Но если Фогт и Молешотт занимались в основном психологией, т. е. «учением о жизни» в ее связях с анатомией, химией и физикой[198], то Бюхнер довел свои рассуждения до резких выпадов против спекулятивной философии. Его позицию можно охарактеризовать как радикально материалистическую. Вступление к первому изданию «Силы и материи» автор сопроводил эпиграфом: «Now what I want, is facts» («Все, что мне теперь требуется, это факты»).
Действительно, в жизненном процессе Бюхнер видит только эмпирические «факты» и «механические законы», причем не определенные «идеей творения». Любой «супернатурализм и идеализм» должен быть полностью отклонен, бытие постигается только через «наблюдение», «позитивное знание» и «неопровержимые законы индукции». Эта закономерность, по категорическому утверждению Бюхнера, действительна повсюду и «для всех». В литературе «времена романтизма» безвозвратно миновали, и вера в сверхчувственные явления – «полная бессмыслица». Вечные идеи или абсолютные понятия не существуют, и истинные знания можно получить, только изучая химию и физику. Прославляемая романтиками любовь в основе своей не что иное, как чисто физиологический процесс. Особенное возмущение вызывало заключение Бюхнера о том, что человеческий дух является лишь «продуктом обмена веществ» и каждое живое существо, прежде всего, «химическая лаборатория», поэтому «душа человека и животного в фундаментальном смысле одно и то же»[199]. Разумеется, Бюхнер склонялся к спорному изречению Молешотта: «Без фосфора нет мысли»[200].
Венчает эти теории восторженная вера в познаваемость, закономерность и тем самым прогнозируемость всей человеческой жизни. Новые материалисты были убеждены в необходимости обладать истинными знаниями и шествовать во главе прогресса. Совершенно иначе, нежели Шопенгауэр и пессимистическая философия, проповедовали они оптимизм здешнего, земного мира. Якоб Молешотт писал в своей популярной в то время книге «Цикл жизни» («Kreislauf des Lebens»): «Со всеми ее несчастьями земля была и остается раем»[201].

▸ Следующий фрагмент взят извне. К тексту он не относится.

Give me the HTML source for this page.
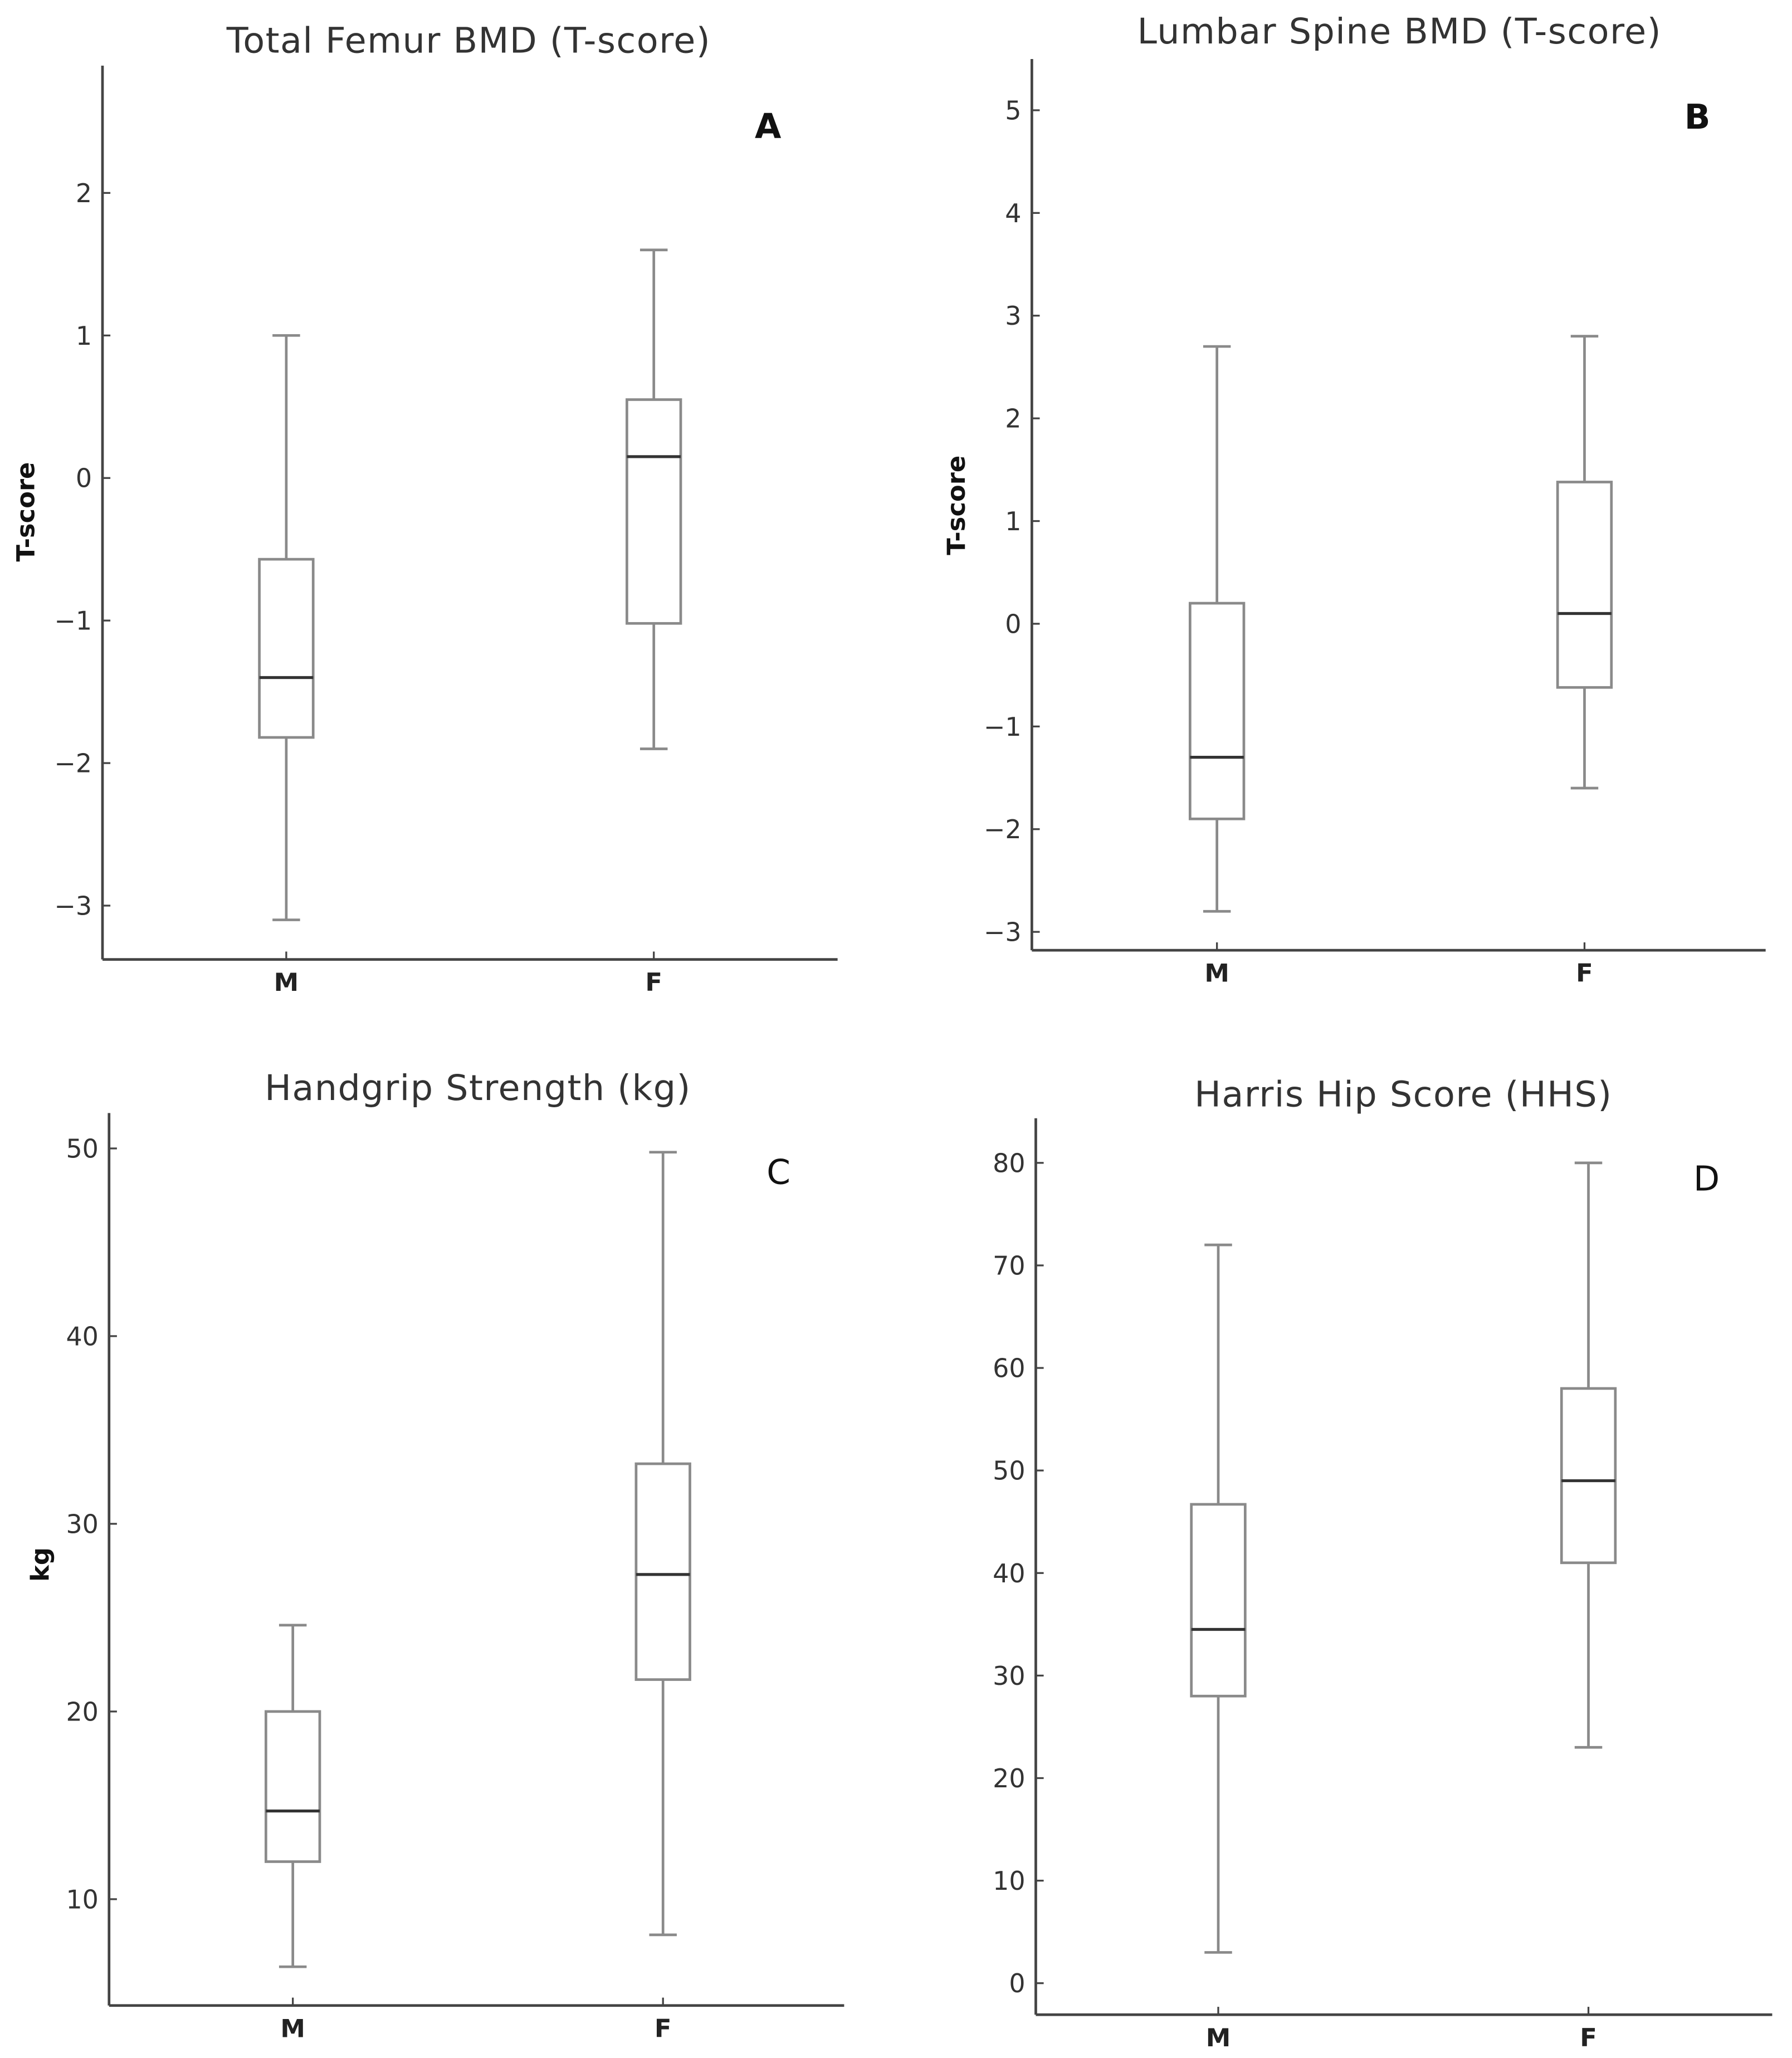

Очевидно, что наступление материализма на идеалистическую философию вело к полному отстранению от метафизики и тем самым провоцировало сомнение в правомерности как этического, так и эмоционально-психологического измерения человека. Снижение жизненных процессов до причинно-механических и по существу физико-химических реакций навлекло на Бюхнера и его соратников упрек в вульгарном материализме. Почитаемый Тургеневым Шопенгауэр также излил свою иронию на Бюхнера и его приверженцев, насмехаясь над ними как над невежественными «гуляками-цирюльниками», которые вышли из «химических трактиров», и добавляя, что «чистая химия годится для аптекаря, но не для философа»[202].